### EXERCISE OBJECTIVE
Transcribe the listing exactly, leaving out every picture.

##### INFORMATION SHOWN #####

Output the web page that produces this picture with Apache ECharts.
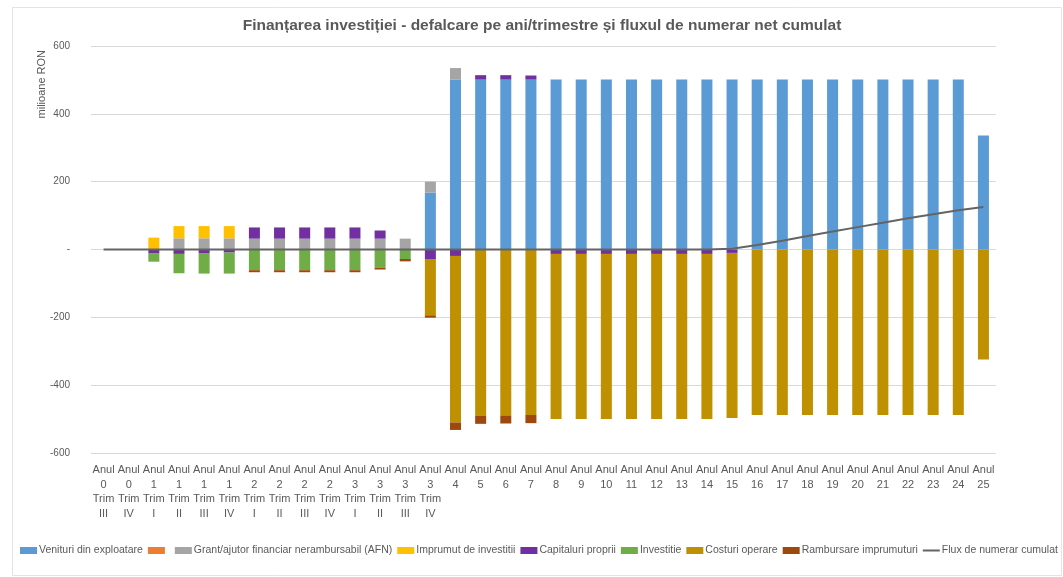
<!DOCTYPE html>
<html>
<head>
<meta charset="utf-8">
<title>Finanțarea investiției</title>
<script src="https://cdn.jsdelivr.net/npm/echarts@6/dist/echarts.min.js"></script>
<style>
  html, body { margin: 0; padding: 0; background: #ffffff; }
  #chart { width: 1063px; height: 577px; }
</style>
</head>
<body>
<div id="chart"></div>
<script>
// categories: quarters for years 0-3, then whole years 4-25
var categories = [
  'Anul\n0\nTrim\nIII', 'Anul\n0\nTrim\nIV',
  'Anul\n1\nTrim\nI', 'Anul\n1\nTrim\nII', 'Anul\n1\nTrim\nIII', 'Anul\n1\nTrim\nIV',
  'Anul\n2\nTrim\nI', 'Anul\n2\nTrim\nII', 'Anul\n2\nTrim\nIII', 'Anul\n2\nTrim\nIV',
  'Anul\n3\nTrim\nI', 'Anul\n3\nTrim\nII', 'Anul\n3\nTrim\nIII', 'Anul\n3\nTrim\nIV',
  'Anul\n4', 'Anul\n5', 'Anul\n6', 'Anul\n7', 'Anul\n8', 'Anul\n9', 'Anul\n10',
  'Anul\n11', 'Anul\n12', 'Anul\n13', 'Anul\n14', 'Anul\n15', 'Anul\n16', 'Anul\n17',
  'Anul\n18', 'Anul\n19', 'Anul\n20', 'Anul\n21', 'Anul\n22', 'Anul\n23', 'Anul\n24', 'Anul\n25'
];

var yTicks = [-600, -400, -200, 0, 200, 400, 600];

var venituri = [0, 0, 0, 0, 0, 0, 0, 0, 0, 0, 0, 0, 0, 168,
  501, 501, 501, 501, 501, 501, 501, 501, 501, 501, 501, 501, 501, 501,
  501, 501, 501, 501, 501, 501, 501, 336];
var altele = [0, 0, 0, 0, 0, 0, 0, 0, 0, 0, 0, 0, 0, 0,
  0, 0, 0, 0, 0, 0, 0, 0, 0, 0, 0, 0, 0, 0, 0, 0, 0, 0, 0, 0, 0, 0];
var grant = [0, 0, 0, 33, 33, 33, 32, 32, 32, 32, 32, 32, 32, 32,
  34, 0, 0, 0, 0, 0, 0, 0, 0, 0, 0, 0, 0, 0, 0, 0, 0, 0, 0, 0, 0, 0];
var imprumut = [0, 0, 35, 36, 36, 36, 0, 0, 0, 0, 0, 0, 0, 0,
  0, 0, 0, 0, 0, 0, 0, 0, 0, 0, 0, 0, 0, 0, 0, 0, 0, 0, 0, 0, 0, 0];
var capitaluri = [0, 0, -12, -13, -12, -9, 33, 33, 33, 33, 33, 24, 0, -28,
  -19, 13, 13, 12, -13, -13, -13, -13, -13, -13, -13, -10, 0, 0,
  0, 0, 0, 0, 0, 0, 0, 0];
var investitie = [0, 0, -24, -57, -59, -62, -61, -61, -61, -61, -61, -54, -28, 0,
  0, 0, 0, 0, 0, 0, 0, 0, 0, 0, 0, 0, 0, 0, 0, 0, 0, 0, 0, 0, 0, 0];
var costuri = [0, 0, 0, 0, 0, 0, 0, 0, 0, 0, 0, 0, 0, -166,
  -491, -490, -489, -488, -487, -487, -487, -487, -487, -487, -487, -487, -488, -488,
  -488, -488, -488, -488, -488, -488, -488, -324];
var rambursare = [0, 0, 0, 0, 0, 0, -6, -6, -6, -6, -6, -5, -7, -7,
  -22, -24, -24, -24, 0, 0, 0, 0, 0, 0, 0, 0, 0, 0, 0, 0, 0, 0, 0, 0, 0, 0];
var fluxCumulat = [0, 0, 0, 0, 0, 0, 0, 0, 0, 0, 0, 0, 0, 0,
  0, 0, 0, 0, 0, 0, 0, 0, 0, 0, 0, 2, 13, 26,
  40, 53, 66, 79, 92, 104, 116, 125];

(function () {
  var text = '#595959';
  var rule = '#d9d9d9';
  var font = '"Liberation Sans", Arial, sans-serif';
  // thin horizontal stroke inside a 17x7 box, used as the legend icon of the line
  var lineIcon = 'path://M0,0L0,0.01M0,2.6L17,2.6L17,4.4L0,4.4ZM17,7L17,6.99';

  function barSeries(name, data, color) {
    return {
      name: name,
      type: 'bar',
      stack: 'total',
      barWidth: 11,
      data: data,
      itemStyle: { color: color },
      emphasis: { disabled: true }
    };
  }

  var chart = echarts.init(document.getElementById('chart'), null, { renderer: 'canvas' });
  chart.setOption({
    animation: false,
    backgroundColor: '#ffffff',
    textStyle: { fontFamily: font },
    title: {
      text: 'Finanțarea investiției - defalcare pe ani/trimestre și fluxul de numerar net cumulat',
      left: 537,
      textAlign: 'center',
      top: 13,
      textStyle: { color: text, fontSize: 15.5, fontWeight: 'bold', fontFamily: font }
    },
    graphic: [
      {
        type: 'rect',
        shape: { x: 12.5, y: 7.5, width: 1049, height: 568 },
        style: { fill: 'none', stroke: '#e3e3e3', lineWidth: 1 },
        silent: true
      },
      {
        type: 'text',
        left: 36,
        top: 50,
        rotation: Math.PI / 2,
        style: { text: 'milioane RON', fill: text, font: '11px ' + font }
      }
    ],
    legend: {
      bottom: 16,
      left: 15,
      right: 0,
      itemWidth: 17,
      itemHeight: 7,
      itemGap: 5,
      textStyle: { color: text, fontSize: 10.5, fontFamily: font, padding: [0, 0, 0, -3] },
      data: [
        { name: 'Venituri din exploatare', icon: 'rect' },
        { name: ' ', icon: 'rect' },
        { name: 'Grant/ajutor financiar nerambursabil (AFN)', icon: 'rect' },
        { name: 'Imprumut de investitii', icon: 'rect' },
        { name: 'Capitaluri proprii', icon: 'rect' },
        { name: 'Investitie', icon: 'rect' },
        { name: 'Costuri operare', icon: 'rect' },
        { name: 'Rambursare imprumuturi', icon: 'rect' },
        { name: 'Flux de numerar cumulat', icon: lineIcon }
      ]
    },
    grid: { left: 91, right: 67, top: 46, bottom: 124, containLabel: false },
    xAxis: {
      type: 'category',
      data: categories,
      position: 'bottom',
      axisLine: { show: false },
      axisTick: { show: false },
      axisLabel: {
        interval: 0,
        color: text,
        fontSize: 11,
        lineHeight: 14.5,
        margin: 10,
        fontFamily: font
      }
    },
    yAxis: {
      type: 'value',
      min: yTicks[0],
      max: yTicks[yTicks.length - 1],
      interval: 200,
      axisLine: { show: false },
      axisTick: { show: false },
      splitLine: { lineStyle: { color: rule, width: 1 } },
      axisLabel: {
        color: text,
        fontSize: 10,
        margin: 21,
        fontFamily: font,
        formatter: function (v) { return v === 0 ? '-' : String(v); }
      }
    },
    series: [
      barSeries('Venituri din exploatare', venituri, '#5b9bd5'),
      barSeries(' ', altele, '#ed7d31'),
      barSeries('Grant/ajutor financiar nerambursabil (AFN)', grant, '#a5a5a5'),
      barSeries('Imprumut de investitii', imprumut, '#ffc000'),
      barSeries('Capitaluri proprii', capitaluri, '#7030a0'),
      barSeries('Investitie', investitie, '#70ad47'),
      barSeries('Costuri operare', costuri, '#bf9000'),
      barSeries('Rambursare imprumuturi', rambursare, '#9e480e'),
      {
        name: 'Flux de numerar cumulat',
        type: 'line',
        data: fluxCumulat,
        symbol: 'none',
        z: 5,
        lineStyle: { color: '#646464', width: 2 },
        itemStyle: { color: '#646464' },
        emphasis: { disabled: true }
      }
    ]
  });
})();
</script>
</body>
</html>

#####

### WORKED SOLUTION
Output the web page that produces this picture with Apache ECharts.
<!DOCTYPE html>
<html>
<head>
<meta charset="utf-8">
<title>Finanțarea investiției</title>
<script src="https://cdn.jsdelivr.net/npm/echarts@6/dist/echarts.min.js"></script>
<style>
  html, body { margin: 0; padding: 0; background: #ffffff; }
  #chart { width: 1063px; height: 577px; }
</style>
</head>
<body>
<div id="chart"></div>
<script>
// categories: quarters for years 0-3, then whole years 4-25
var categories = [
  'Anul\n0\nTrim\nIII', 'Anul\n0\nTrim\nIV',
  'Anul\n1\nTrim\nI', 'Anul\n1\nTrim\nII', 'Anul\n1\nTrim\nIII', 'Anul\n1\nTrim\nIV',
  'Anul\n2\nTrim\nI', 'Anul\n2\nTrim\nII', 'Anul\n2\nTrim\nIII', 'Anul\n2\nTrim\nIV',
  'Anul\n3\nTrim\nI', 'Anul\n3\nTrim\nII', 'Anul\n3\nTrim\nIII', 'Anul\n3\nTrim\nIV',
  'Anul\n4', 'Anul\n5', 'Anul\n6', 'Anul\n7', 'Anul\n8', 'Anul\n9', 'Anul\n10',
  'Anul\n11', 'Anul\n12', 'Anul\n13', 'Anul\n14', 'Anul\n15', 'Anul\n16', 'Anul\n17',
  'Anul\n18', 'Anul\n19', 'Anul\n20', 'Anul\n21', 'Anul\n22', 'Anul\n23', 'Anul\n24', 'Anul\n25'
];

var yTicks = [-600, -400, -200, 0, 200, 400, 600];

var venituri = [0, 0, 0, 0, 0, 0, 0, 0, 0, 0, 0, 0, 0, 168,
  501, 501, 501, 501, 501, 501, 501, 501, 501, 501, 501, 501, 501, 501,
  501, 501, 501, 501, 501, 501, 501, 336];
var altele = [0, 0, 0, 0, 0, 0, 0, 0, 0, 0, 0, 0, 0, 0,
  0, 0, 0, 0, 0, 0, 0, 0, 0, 0, 0, 0, 0, 0, 0, 0, 0, 0, 0, 0, 0, 0];
var grant = [0, 0, 0, 33, 33, 33, 32, 32, 32, 32, 32, 32, 32, 32,
  34, 0, 0, 0, 0, 0, 0, 0, 0, 0, 0, 0, 0, 0, 0, 0, 0, 0, 0, 0, 0, 0];
var imprumut = [0, 0, 35, 36, 36, 36, 0, 0, 0, 0, 0, 0, 0, 0,
  0, 0, 0, 0, 0, 0, 0, 0, 0, 0, 0, 0, 0, 0, 0, 0, 0, 0, 0, 0, 0, 0];
var capitaluri = [0, 0, -12, -13, -12, -9, 33, 33, 33, 33, 33, 24, 0, -28,
  -19, 13, 13, 12, -13, -13, -13, -13, -13, -13, -13, -10, 0, 0,
  0, 0, 0, 0, 0, 0, 0, 0];
var investitie = [0, 0, -24, -57, -59, -62, -61, -61, -61, -61, -61, -54, -28, 0,
  0, 0, 0, 0, 0, 0, 0, 0, 0, 0, 0, 0, 0, 0, 0, 0, 0, 0, 0, 0, 0, 0];
var costuri = [0, 0, 0, 0, 0, 0, 0, 0, 0, 0, 0, 0, 0, -166,
  -491, -490, -489, -488, -487, -487, -487, -487, -487, -487, -487, -487, -488, -488,
  -488, -488, -488, -488, -488, -488, -488, -324];
var rambursare = [0, 0, 0, 0, 0, 0, -6, -6, -6, -6, -6, -5, -7, -7,
  -22, -24, -24, -24, 0, 0, 0, 0, 0, 0, 0, 0, 0, 0, 0, 0, 0, 0, 0, 0, 0, 0];
var fluxCumulat = [0, 0, 0, 0, 0, 0, 0, 0, 0, 0, 0, 0, 0, 0,
  0, 0, 0, 0, 0, 0, 0, 0, 0, 0, 0, 2, 13, 26,
  40, 53, 66, 79, 92, 104, 116, 125];

(function () {
  var text = '#595959';
  var rule = '#d9d9d9';
  var font = '"Liberation Sans", Arial, sans-serif';
  // thin horizontal stroke inside a 17x7 box, used as the legend icon of the line
  var lineIcon = 'path://M0,0L0,0.01M0,2.6L17,2.6L17,4.4L0,4.4ZM17,7L17,6.99';

  function barSeries(name, data, color) {
    return {
      name: name,
      type: 'bar',
      stack: 'total',
      barWidth: 11,
      data: data,
      itemStyle: { color: color },
      emphasis: { disabled: true }
    };
  }

  var chart = echarts.init(document.getElementById('chart'), null, { renderer: 'canvas' });
  chart.setOption({
    animation: false,
    backgroundColor: '#ffffff',
    textStyle: { fontFamily: font },
    title: {
      text: 'Finanțarea investiției - defalcare pe ani/trimestre și fluxul de numerar net cumulat',
      left: 537,
      textAlign: 'center',
      top: 13,
      textStyle: { color: text, fontSize: 15.5, fontWeight: 'bold', fontFamily: font }
    },
    graphic: [
      {
        type: 'rect',
        shape: { x: 12.5, y: 7.5, width: 1049, height: 568 },
        style: { fill: 'none', stroke: '#e3e3e3', lineWidth: 1 },
        silent: true
      },
      {
        type: 'text',
        left: 36,
        top: 50,
        rotation: Math.PI / 2,
        style: { text: 'milioane RON', fill: text, font: '11px ' + font }
      }
    ],
    legend: {
      bottom: 16,
      left: 15,
      right: 0,
      itemWidth: 17,
      itemHeight: 7,
      itemGap: 5,
      textStyle: { color: text, fontSize: 10.5, fontFamily: font, padding: [0, 0, 0, -3] },
      data: [
        { name: 'Venituri din exploatare', icon: 'rect' },
        { name: ' ', icon: 'rect' },
        { name: 'Grant/ajutor financiar nerambursabil (AFN)', icon: 'rect' },
        { name: 'Imprumut de investitii', icon: 'rect' },
        { name: 'Capitaluri proprii', icon: 'rect' },
        { name: 'Investitie', icon: 'rect' },
        { name: 'Costuri operare', icon: 'rect' },
        { name: 'Rambursare imprumuturi', icon: 'rect' },
        { name: 'Flux de numerar cumulat', icon: lineIcon }
      ]
    },
    grid: { left: 91, right: 67, top: 46, bottom: 124, containLabel: false },
    xAxis: {
      type: 'category',
      data: categories,
      position: 'bottom',
      axisLine: { show: false },
      axisTick: { show: false },
      axisLabel: {
        interval: 0,
        color: text,
        fontSize: 11,
        lineHeight: 14.5,
        margin: 10,
        fontFamily: font
      }
    },
    yAxis: {
      type: 'value',
      min: yTicks[0],
      max: yTicks[yTicks.length - 1],
      interval: 200,
      axisLine: { show: false },
      axisTick: { show: false },
      splitLine: { lineStyle: { color: rule, width: 1 } },
      axisLabel: {
        color: text,
        fontSize: 10,
        margin: 21,
        fontFamily: font,
        formatter: function (v) { return v === 0 ? '-' : String(v); }
      }
    },
    series: [
      barSeries('Venituri din exploatare', venituri, '#5b9bd5'),
      barSeries(' ', altele, '#ed7d31'),
      barSeries('Grant/ajutor financiar nerambursabil (AFN)', grant, '#a5a5a5'),
      barSeries('Imprumut de investitii', imprumut, '#ffc000'),
      barSeries('Capitaluri proprii', capitaluri, '#7030a0'),
      barSeries('Investitie', investitie, '#70ad47'),
      barSeries('Costuri operare', costuri, '#bf9000'),
      barSeries('Rambursare imprumuturi', rambursare, '#9e480e'),
      {
        name: 'Flux de numerar cumulat',
        type: 'line',
        data: fluxCumulat,
        symbol: 'none',
        z: 5,
        lineStyle: { color: '#646464', width: 2 },
        itemStyle: { color: '#646464' },
        emphasis: { disabled: true }
      }
    ]
  });
})();
</script>
</body>
</html>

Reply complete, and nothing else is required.